Former Ferrari and Williams race engineer Rob Smedley has founded the Global Karting League (GKL) to diversify motorsport participation.
- The new initiative is seeking to cut karting costs by 96 per cent
- GKL will launch in early 2024, initially in the UK
- The league will be open to all ability levels between the ages of six and 17
Currently, it would likely cost more than UK£2.8 million (US$3.4 million) to carry a child through the ranks of karting to a professional racing career. Costs can hit as high as UK£1 million (US$1.2 million) by the age of 12. The new initiative is built around three key pillars: affordability, increasing participation, and talent identification.
Smedley said: “4.5 million kids in the UK know how good they are at football, but only 2,000 know how fast they can drive.

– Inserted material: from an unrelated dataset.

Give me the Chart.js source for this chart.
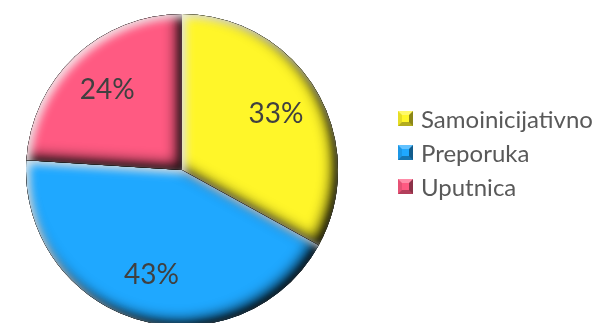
<!DOCTYPE html>
<html>
<head>
<meta charset="utf-8">
<script src="https://cdn.jsdelivr.net/npm/chart.js@4/dist/chart.umd.min.js"></script>
<style>
  html, body { margin: 0; padding: 0; background: #fff; overflow: hidden; }
  #wrap { position: relative; width: 605px; height: 326px; }
  #legend { position: absolute; left: 398px; top: 101px; font-family: Lato, sans-serif; font-size: 24px; color: #595959; }
  .item { display: flex; align-items: center; height: 34px; }
  .swatch { width: 15px; height: 15px; margin-right: 8px; box-sizing: border-box; border-style: solid; border-width: 4px; }
</style>
</head>
<body>
<div id="wrap">
  <canvas id="pie" width="605" height="326"></canvas>
  <div id="legend"></div>
</div>
<script>
const LABELS = ['Samoinicijativno', 'Preporuka', 'Uputnica'];
const VALUES = [33, 43, 24];
const COLORS = ['#FFF629', '#1FA8FF', '#FF5A82'];

function shade(hex, f) {
  const c = hex.replace('#', '');
  const ch = [0, 2, 4].map((i) => parseInt(c.slice(i, i + 2), 16));
  const out = ch.map((v) => Math.round(f < 0 ? v * (1 + f) : v + (255 - v) * f));
  return `rgb(${out.join(',')})`;
}

// Bevel: inner shadow on the lower/right edges, highlight on the upper/left.
const bevel = {
  id: 'bevel',
  afterDatasetsDraw(chart) {
    const ctx = chart.ctx;
    chart.getDatasetMeta(0).data.forEach((arc) => {
      const { x, y, startAngle, endAngle, outerRadius } = arc.getProps(['x', 'y', 'startAngle', 'endAngle', 'outerRadius'], true);
      const slice = () => {
        ctx.moveTo(x, y);
        ctx.arc(x, y, outerRadius, startAngle, endAngle);
        ctx.closePath();
      };
      const inner = (color, blur, dx, dy) => {
        ctx.save();
        ctx.beginPath();
        slice();
        ctx.clip();
        ctx.beginPath();
        ctx.rect(-1000, -1000, 3000, 3000);
        slice();
        ctx.shadowColor = color;
        ctx.shadowBlur = blur;
        ctx.shadowOffsetX = dx;
        ctx.shadowOffsetY = dy;
        ctx.fillStyle = '#000';
        ctx.fill('evenodd');
        ctx.restore();
      };
      inner('rgba(0,0,0,0.9)', 14, -5, -5);
      inner('rgba(0,0,0,0.5)', 6, -2, -2);
      inner('rgba(255,255,255,0.85)', 8, 4, 4);
    });
  },
};

const pctLabels = {
  id: 'pctLabels',
  afterDraw(chart) {
    const ctx = chart.ctx;
    ctx.save();
    ctx.font = '28px Lato, sans-serif';
    ctx.fillStyle = '#404040';
    ctx.textAlign = 'center';
    ctx.textBaseline = 'middle';
    chart.getDatasetMeta(0).data.forEach((arc, i) => {
      const { x, y, startAngle, endAngle, outerRadius } = arc.getProps(['x', 'y', 'startAngle', 'endAngle', 'outerRadius'], true);
      const mid = (startAngle + endAngle) / 2;
      const r = outerRadius * 0.7;
      ctx.fillText(VALUES[i] + '%', x + Math.cos(mid) * r, y + Math.sin(mid) * r);
    });
    ctx.restore();
  },
};

new Chart(document.getElementById('pie'), {
  type: 'pie',
  data: {
    labels: LABELS,
    datasets: [{
      data: VALUES,
      backgroundColor: COLORS,
      borderWidth: 0,
    }],
  },
  options: {
    responsive: false,
    animation: false,
    layout: { padding: { left: 26, top: 14, right: 267, bottom: 0 } },
    plugins: { legend: { display: false }, tooltip: { enabled: false } },
  },
  plugins: [bevel, pctLabels],
});

// Legend with small bevelled swatches
const legend = document.getElementById('legend');
LABELS.forEach((label, i) => {
  const row = document.createElement('div');
  row.className = 'item';
  const sw = document.createElement('span');
  sw.className = 'swatch';
  sw.style.background = COLORS[i];
  sw.style.borderColor = `${shade(COLORS[i], 0.3)} ${shade(COLORS[i], -0.45)} ${shade(COLORS[i], -0.3)} ${shade(COLORS[i], -0.1)}`;
  const txt = document.createElement('span');
  txt.textContent = label;
  row.appendChild(sw);
  row.appendChild(txt);
  legend.appendChild(row);
});
</script>
</body>
</html>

GKL’s unique format means participants just arrive and drive, as we provide the karts and coaching in the price. By reducing costs up to 96 per cent, we’re in a position to multiply participation by 1,000.
“Professional motorsport relies on a small pool of talent that rises through established, expensive routes. With GKL, we’ve created an affordable alternative pathway to the top of motorsport. We’re taking this format to countries where there’s a huge motorsport fanbase but minimal participation like India, China, and Nigeria. I’m convinced we’ll identify talented kids with the potential to become world champions.”
The new karting programme will enable all participants to compete in equal machinery through an all-electric kart fleet, ensuring the focus is on talent. GKL will also use advanced analytics to track the progress of drivers around the globe, allowing organisers to identify talent more easily.